Del pari manifestamente infondata si palesa la censura mossa con il secondo motivo di ricorso, con cui si eccepisce la insussistenza degli elementi concretizzanti il reato di violenza sessuale di gruppo, in quanto ai fini della configurabilità del delitto in questione è necessario che più persone riunite partecipino alla commissione del fatto; non è, tuttavia, richiesto che tutti i componenti del gruppo compiano atti di violenza sessuale, essendo sufficiente che dal compartecipe sia comunque fornito un contributo causale alla commissione del reato; peraltro l’espressione "più persone" contenuta nell’art. 609 octies c.p. comprende anche l’ipotesi che gli autori del l’atto siano soltanto due (Cass. 13/11/03, n. 3348).

Rilevasi, di poi, che, contrariamente a quanto sostenuto dalla difesa dell’imputato, in tema di reati sessuali, a seguito dell’avvenuta introduzione del reato di violenza sessuale di gruppo, il concorso eventuale di persone nel reato di violenza sessuale è divenuto solo configurabile nelle forme della istigazione, del consiglio o della agevolazione da parte di chi non partecipi materialmente alla esecuzione del reato stesso (Cass. 12/10/07, n. 42111): nel caso in esame, in tutti e tre gli episodi, il giudice di merito ha ritenuto provato che il R. e il D.N. abusarono della M..

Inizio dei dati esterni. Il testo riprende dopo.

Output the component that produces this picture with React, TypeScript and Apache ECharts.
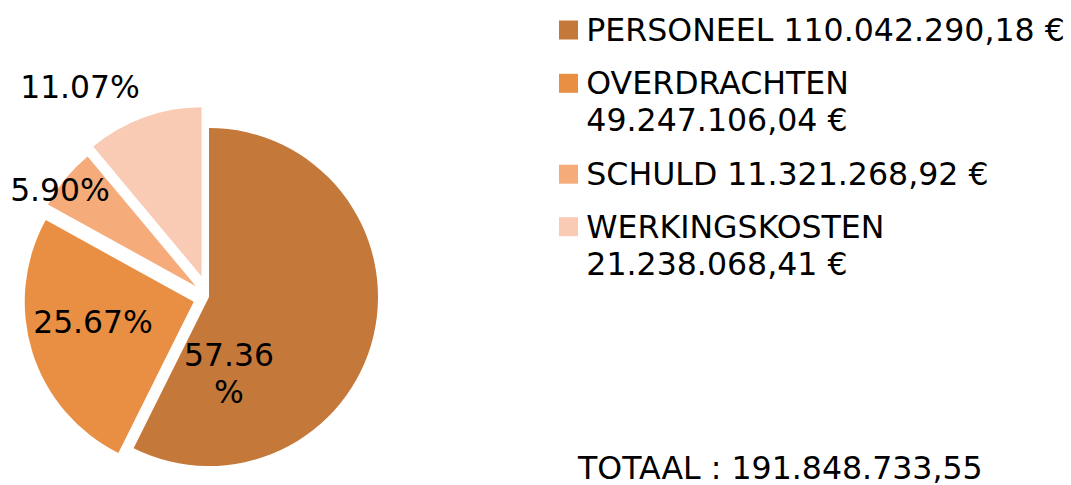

Tenuto conto della sentenza del 13/6/2000, n. 186, della Corte Costituzionale, e rilevato che non sussistono elementi per ritenere che il R. abbia proposto il ricorso senza versare in colpa nella determinazione della causa di inammissibilità, lo stesso deve, altresì, a norma dell’art. 616 c.p.p., essere condannato al versamento di una somma, in favore della Cassa delle Ammende. equitativamente fissata, in ragione dei motivi dedotti, nella misura di Euro 1.000.00.

P.Q.M.

La Corte Suprema di Cassazione dichiara inammissibile il ricorso e condanna il ricorrente al pagamento delle spese processuali e al versamento, in favore della Cassa delle Ammende, della somma di Euro 1.000.00.

Testo non ufficiale. La sola stampa del bollettino ufficiale ha carattere legale.